• Description of the task: Repeat the listing word for word. No pictures belong in the copy.

• Data provided:
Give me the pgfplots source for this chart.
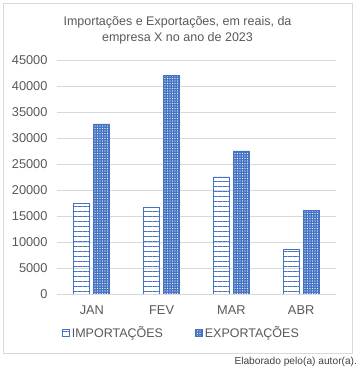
\documentclass[border=0pt]{standalone}
\usepackage{fontspec}
\setmainfont{Liberation Sans}
\usepackage{pgfplots}
\pgfplotsset{compat=1.18}
\usetikzlibrary{patterns.meta}
\definecolor{barblue}{HTML}{4472C4}
\definecolor{txtgray}{HTML}{595959}
\definecolor{gridgray}{HTML}{D9D9D9}
\definecolor{notegray}{HTML}{404040}
\pgfplotsset{sqlegend/.style={legend image code/.code={\draw[##1] (0bp,-3.5bp) rectangle (7bp,3.5bp);}}}
\begin{document}
\begin{tikzpicture}[x=1bp,y=1bp]
\useasboundingbox (0,0) rectangle (362,371);
\draw[gridgray, line width=0.75bp, fill=white] (3.5,17.5) rectangle (352,368);
\node[txtgray, align=center, font=\fontsize{12.5bp}{16bp}\selectfont] at (177.5,341) {Importações e Exportações, em reais, da\\empresa X no ano de 2023};
\begin{axis}[
  at={(57bp,77bp)}, anchor=south west,
  width=279bp, height=234bp, scale only axis,
  ymin=0, ymax=45000, ytick={0,5000,...,45000},
  xmin=-0.5, xmax=3.5, xtick={0,1,2,3}, xticklabels={JAN,FEV,MAR,ABR},
  axis line style={draw=none}, tick style={draw=none},
  ymajorgrids, major grid style={gridgray, line width=0.75bp},
  ybar=4bp, bar width=16bp,
  scaled y ticks=false,
  /pgf/number format/assume math mode=true,
  /pgf/number format/1000 sep={},
  ticklabel style={font=\fontsize{12.8bp}{15bp}\selectfont, text=txtgray},
  yticklabel style={xshift=-6bp},
  xticklabel style={yshift=-4bp},
  legend style={at={(0.446,0)}, anchor=center, yshift=-39bp, draw=none, fill=none,
    font=\fontsize{12.5bp}{15bp}\selectfont, text=txtgray, inner sep=0pt,
    /tikz/every even column/.append style={column sep=30bp}},
  legend columns=2,
]
\addplot[draw=barblue, line width=0.8bp,
  postaction={pattern={Lines[angle=0, distance=5bp, line width=0.8bp]}, pattern color=barblue},
  sqlegend]
  coordinates {(0,17500) (1,16600) (2,22500) (3,8600)};
\addplot[draw=barblue, fill=barblue, line width=0.8bp,
  postaction={pattern={Dots[distance=2.5bp, radius=0.55bp]}, pattern color=white},
  sqlegend]
  coordinates {(0,32700) (1,42000) (2,27500) (3,16000)};
\legend{IMPORTAÇÕES, EXPORTAÇÕES}
\end{axis}
\node[anchor=east, font=\fontsize{10.2bp}{12bp}\selectfont, text=notegray] at (360.5,9) {Elaborado pelo(a) autor(a).};
\end{tikzpicture}
\end{document}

• Task response:
Give me the pgfplots source for this chart.
\documentclass[border=0pt]{standalone}
\usepackage{fontspec}
\setmainfont{Liberation Sans}
\usepackage{pgfplots}
\pgfplotsset{compat=1.18}
\usetikzlibrary{patterns.meta}
\definecolor{barblue}{HTML}{4472C4}
\definecolor{txtgray}{HTML}{595959}
\definecolor{gridgray}{HTML}{D9D9D9}
\definecolor{notegray}{HTML}{404040}
\pgfplotsset{sqlegend/.style={legend image code/.code={\draw[##1] (0bp,-3.5bp) rectangle (7bp,3.5bp);}}}
\begin{document}
\begin{tikzpicture}[x=1bp,y=1bp]
\useasboundingbox (0,0) rectangle (362,371);
\draw[gridgray, line width=0.75bp, fill=white] (3.5,17.5) rectangle (352,368);
\node[txtgray, align=center, font=\fontsize{12.5bp}{16bp}\selectfont] at (177.5,341) {Importações e Exportações, em reais, da\\empresa X no ano de 2023};
\begin{axis}[
  at={(57bp,77bp)}, anchor=south west,
  width=279bp, height=234bp, scale only axis,
  ymin=0, ymax=45000, ytick={0,5000,...,45000},
  xmin=-0.5, xmax=3.5, xtick={0,1,2,3}, xticklabels={JAN,FEV,MAR,ABR},
  axis line style={draw=none}, tick style={draw=none},
  ymajorgrids, major grid style={gridgray, line width=0.75bp},
  ybar=4bp, bar width=16bp,
  scaled y ticks=false,
  /pgf/number format/assume math mode=true,
  /pgf/number format/1000 sep={},
  ticklabel style={font=\fontsize{12.8bp}{15bp}\selectfont, text=txtgray},
  yticklabel style={xshift=-6bp},
  xticklabel style={yshift=-4bp},
  legend style={at={(0.446,0)}, anchor=center, yshift=-39bp, draw=none, fill=none,
    font=\fontsize{12.5bp}{15bp}\selectfont, text=txtgray, inner sep=0pt,
    /tikz/every even column/.append style={column sep=30bp}},
  legend columns=2,
]
\addplot[draw=barblue, line width=0.8bp,
  postaction={pattern={Lines[angle=0, distance=5bp, line width=0.8bp]}, pattern color=barblue},
  sqlegend]
  coordinates {(0,17500) (1,16600) (2,22500) (3,8600)};
\addplot[draw=barblue, fill=barblue, line width=0.8bp,
  postaction={pattern={Dots[distance=2.5bp, radius=0.55bp]}, pattern color=white},
  sqlegend]
  coordinates {(0,32700) (1,42000) (2,27500) (3,16000)};
\legend{IMPORTAÇÕES, EXPORTAÇÕES}
\end{axis}
\node[anchor=east, font=\fontsize{10.2bp}{12bp}\selectfont, text=notegray] at (360.5,9) {Elaborado pelo(a) autor(a).};
\end{tikzpicture}
\end{document}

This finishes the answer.